**Set exercise**
Copy the lines of the data below exactly, starting at the first and stopping after the line that contains "const yTicks = [81, 82, 83, 84, 85, 86, 87];"; include no pictures.

**Data lines**
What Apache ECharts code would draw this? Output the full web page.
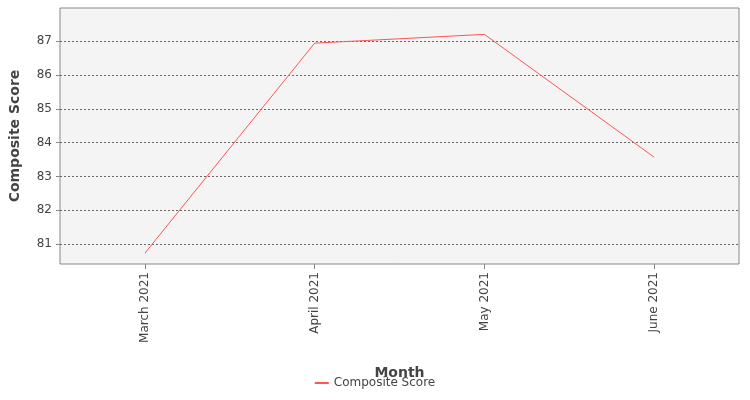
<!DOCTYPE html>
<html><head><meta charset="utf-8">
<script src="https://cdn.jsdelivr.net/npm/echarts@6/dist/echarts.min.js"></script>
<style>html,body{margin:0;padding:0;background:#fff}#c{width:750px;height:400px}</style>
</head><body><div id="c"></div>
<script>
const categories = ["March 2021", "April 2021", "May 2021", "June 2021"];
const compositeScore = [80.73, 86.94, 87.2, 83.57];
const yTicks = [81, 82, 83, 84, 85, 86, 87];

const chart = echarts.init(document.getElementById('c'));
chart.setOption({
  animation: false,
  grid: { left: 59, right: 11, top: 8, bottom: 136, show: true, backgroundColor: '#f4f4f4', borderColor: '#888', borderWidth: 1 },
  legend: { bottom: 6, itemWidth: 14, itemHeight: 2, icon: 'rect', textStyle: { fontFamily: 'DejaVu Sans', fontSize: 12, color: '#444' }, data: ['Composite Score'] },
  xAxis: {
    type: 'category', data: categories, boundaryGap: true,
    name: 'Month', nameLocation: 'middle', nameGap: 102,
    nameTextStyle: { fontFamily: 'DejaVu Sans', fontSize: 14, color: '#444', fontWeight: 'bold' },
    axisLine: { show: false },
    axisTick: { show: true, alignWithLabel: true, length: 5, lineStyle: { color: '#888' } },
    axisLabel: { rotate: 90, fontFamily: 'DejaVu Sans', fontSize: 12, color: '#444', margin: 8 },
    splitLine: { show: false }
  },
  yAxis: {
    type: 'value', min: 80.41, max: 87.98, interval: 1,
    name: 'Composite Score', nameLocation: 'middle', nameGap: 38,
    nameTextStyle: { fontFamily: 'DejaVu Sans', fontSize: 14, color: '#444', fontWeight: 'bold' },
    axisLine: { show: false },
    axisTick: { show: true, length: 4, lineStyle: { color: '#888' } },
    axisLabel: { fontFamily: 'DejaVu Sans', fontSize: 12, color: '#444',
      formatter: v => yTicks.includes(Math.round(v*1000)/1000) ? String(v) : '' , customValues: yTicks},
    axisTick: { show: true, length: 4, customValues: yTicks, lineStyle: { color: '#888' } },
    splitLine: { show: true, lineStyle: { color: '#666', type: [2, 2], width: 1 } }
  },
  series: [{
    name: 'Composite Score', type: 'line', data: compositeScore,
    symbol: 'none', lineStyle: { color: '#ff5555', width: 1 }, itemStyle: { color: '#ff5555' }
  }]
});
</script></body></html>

**Solution for this problem**
What Apache ECharts code would draw this? Output the full web page.
<!DOCTYPE html>
<html><head><meta charset="utf-8">
<script src="https://cdn.jsdelivr.net/npm/echarts@6/dist/echarts.min.js"></script>
<style>html,body{margin:0;padding:0;background:#fff}#c{width:750px;height:400px}</style>
</head><body><div id="c"></div>
<script>
const categories = ["March 2021", "April 2021", "May 2021", "June 2021"];
const compositeScore = [80.73, 86.94, 87.2, 83.57];
const yTicks = [81, 82, 83, 84, 85, 86, 87];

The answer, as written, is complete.